= Task requirements =
Find each line containing the string "this" and return it.

= Records provided =
↓

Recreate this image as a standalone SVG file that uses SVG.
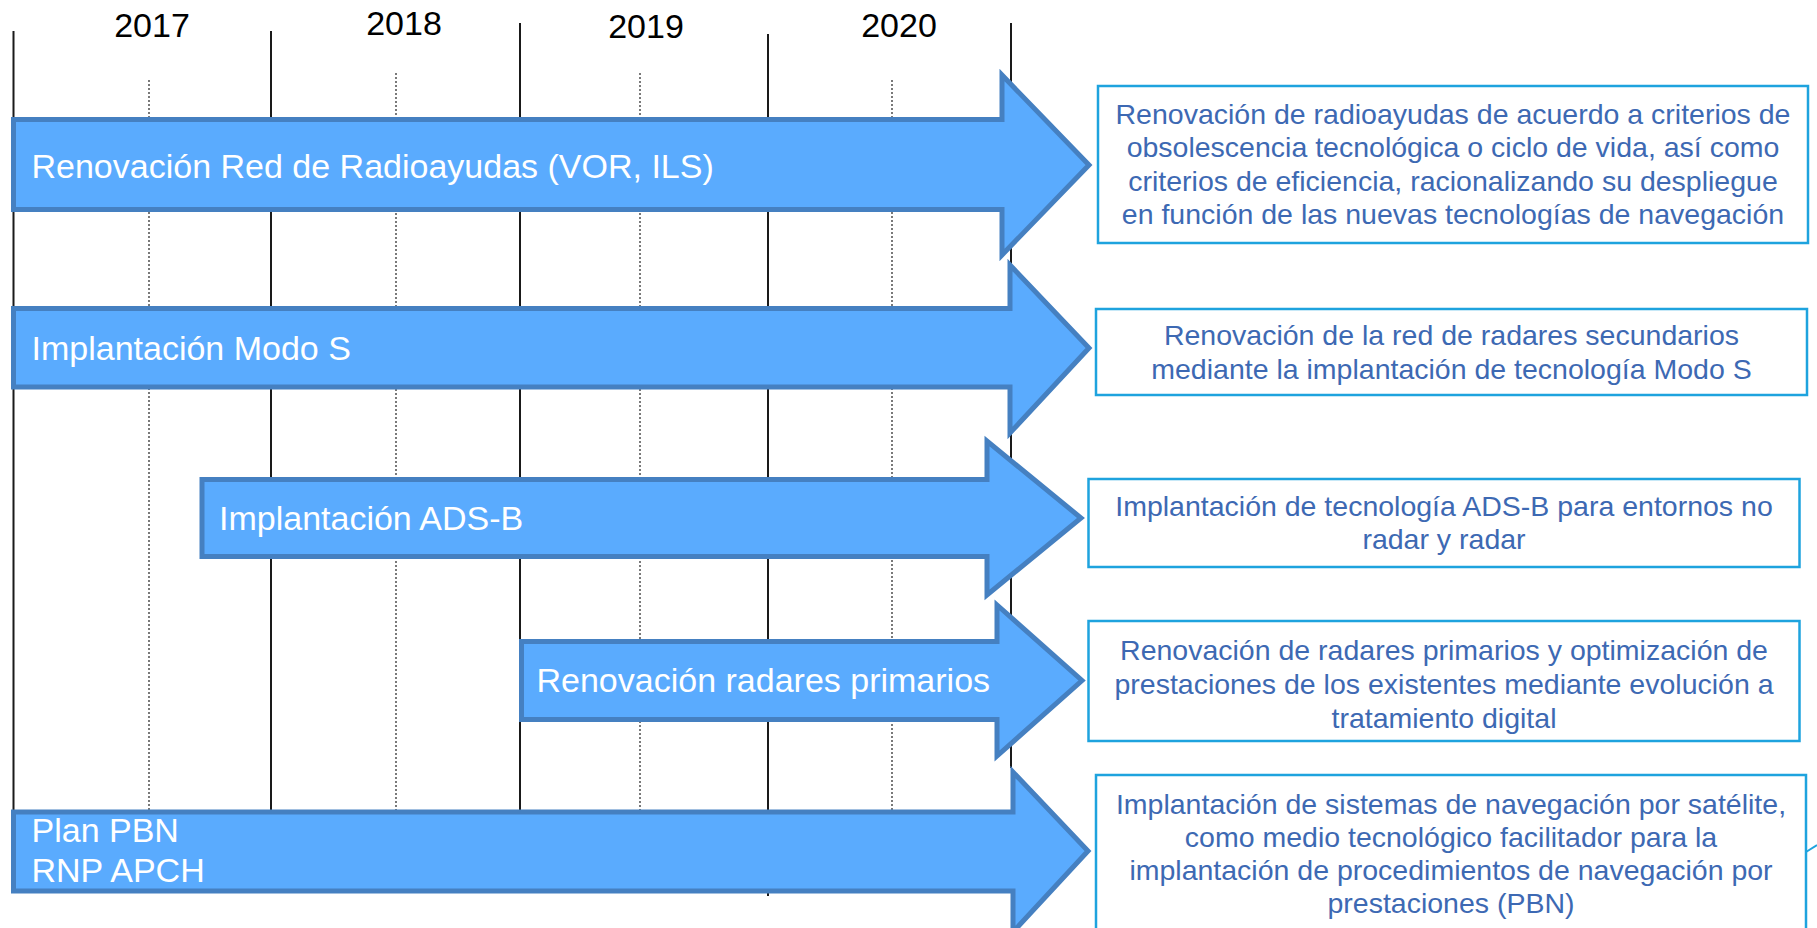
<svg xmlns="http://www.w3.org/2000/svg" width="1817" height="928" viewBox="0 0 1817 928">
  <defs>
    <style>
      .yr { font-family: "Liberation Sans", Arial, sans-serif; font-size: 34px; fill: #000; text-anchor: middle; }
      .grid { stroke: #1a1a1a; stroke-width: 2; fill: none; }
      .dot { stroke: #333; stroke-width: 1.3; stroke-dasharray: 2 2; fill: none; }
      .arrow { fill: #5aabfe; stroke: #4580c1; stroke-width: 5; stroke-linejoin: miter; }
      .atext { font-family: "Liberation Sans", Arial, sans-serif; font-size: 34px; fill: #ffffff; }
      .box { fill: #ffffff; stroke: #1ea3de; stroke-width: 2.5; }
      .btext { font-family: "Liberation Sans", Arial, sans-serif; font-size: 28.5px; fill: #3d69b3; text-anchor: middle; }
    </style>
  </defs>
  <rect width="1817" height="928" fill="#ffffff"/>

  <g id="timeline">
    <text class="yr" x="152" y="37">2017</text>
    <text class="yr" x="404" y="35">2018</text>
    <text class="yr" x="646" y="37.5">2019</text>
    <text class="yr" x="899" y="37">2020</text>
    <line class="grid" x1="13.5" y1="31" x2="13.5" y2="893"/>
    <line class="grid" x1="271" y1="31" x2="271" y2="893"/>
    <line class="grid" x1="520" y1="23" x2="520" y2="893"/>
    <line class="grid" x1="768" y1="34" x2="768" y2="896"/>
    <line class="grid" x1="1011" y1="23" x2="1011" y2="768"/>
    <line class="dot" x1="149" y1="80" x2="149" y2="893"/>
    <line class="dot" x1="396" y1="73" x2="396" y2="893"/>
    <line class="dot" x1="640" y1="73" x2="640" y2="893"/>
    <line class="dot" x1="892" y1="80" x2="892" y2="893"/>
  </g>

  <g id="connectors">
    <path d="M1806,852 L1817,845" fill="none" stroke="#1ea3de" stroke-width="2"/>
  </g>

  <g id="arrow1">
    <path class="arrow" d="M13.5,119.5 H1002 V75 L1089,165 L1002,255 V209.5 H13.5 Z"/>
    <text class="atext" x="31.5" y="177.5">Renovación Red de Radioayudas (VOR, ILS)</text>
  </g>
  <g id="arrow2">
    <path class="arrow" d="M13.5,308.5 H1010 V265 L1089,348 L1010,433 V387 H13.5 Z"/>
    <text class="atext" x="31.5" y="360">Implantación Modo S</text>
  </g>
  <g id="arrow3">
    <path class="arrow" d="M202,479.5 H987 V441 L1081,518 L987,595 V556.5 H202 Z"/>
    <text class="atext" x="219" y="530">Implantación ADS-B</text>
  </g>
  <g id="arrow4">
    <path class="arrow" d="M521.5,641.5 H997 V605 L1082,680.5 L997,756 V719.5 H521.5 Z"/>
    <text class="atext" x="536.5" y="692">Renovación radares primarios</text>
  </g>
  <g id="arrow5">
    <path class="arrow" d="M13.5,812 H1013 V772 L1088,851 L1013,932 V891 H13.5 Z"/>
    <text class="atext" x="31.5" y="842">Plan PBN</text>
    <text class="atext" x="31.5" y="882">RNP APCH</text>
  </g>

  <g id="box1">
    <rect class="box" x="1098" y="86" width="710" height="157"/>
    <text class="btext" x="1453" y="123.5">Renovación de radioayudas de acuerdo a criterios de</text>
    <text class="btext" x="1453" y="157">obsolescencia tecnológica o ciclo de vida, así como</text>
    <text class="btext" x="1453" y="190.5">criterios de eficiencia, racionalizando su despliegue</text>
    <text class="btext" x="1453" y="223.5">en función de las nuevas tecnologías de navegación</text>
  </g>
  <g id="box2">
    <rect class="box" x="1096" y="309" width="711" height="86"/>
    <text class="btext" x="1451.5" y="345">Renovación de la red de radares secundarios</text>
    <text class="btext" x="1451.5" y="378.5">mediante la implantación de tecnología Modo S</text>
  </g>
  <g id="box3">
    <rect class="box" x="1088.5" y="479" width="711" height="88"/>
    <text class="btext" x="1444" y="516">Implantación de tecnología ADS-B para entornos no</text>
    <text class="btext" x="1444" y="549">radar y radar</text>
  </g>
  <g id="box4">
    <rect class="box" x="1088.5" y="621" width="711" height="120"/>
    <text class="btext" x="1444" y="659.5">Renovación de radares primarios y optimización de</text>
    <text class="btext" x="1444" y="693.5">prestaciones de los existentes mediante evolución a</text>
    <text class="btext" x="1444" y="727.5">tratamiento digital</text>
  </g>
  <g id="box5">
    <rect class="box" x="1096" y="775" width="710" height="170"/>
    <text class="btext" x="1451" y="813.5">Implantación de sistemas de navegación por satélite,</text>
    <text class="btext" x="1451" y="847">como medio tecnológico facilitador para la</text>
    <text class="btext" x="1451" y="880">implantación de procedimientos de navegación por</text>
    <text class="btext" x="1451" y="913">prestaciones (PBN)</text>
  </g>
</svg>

↑
↓

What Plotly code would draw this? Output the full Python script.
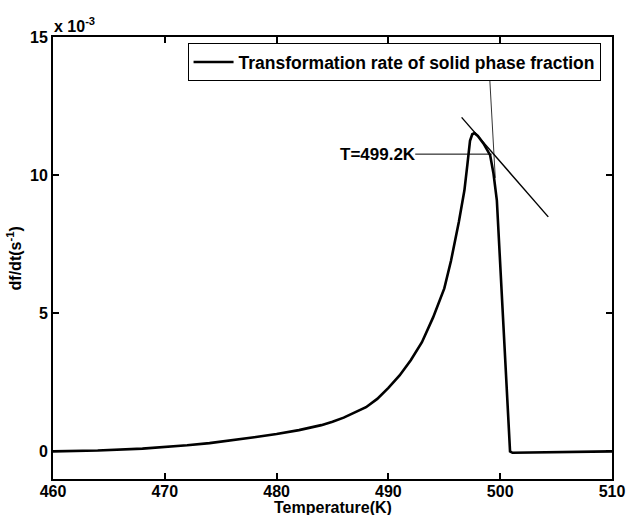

↑

= The completed task =
Recreate this image as a standalone SVG file that uses SVG.
What Plotly code would draw this? Output the full Python script.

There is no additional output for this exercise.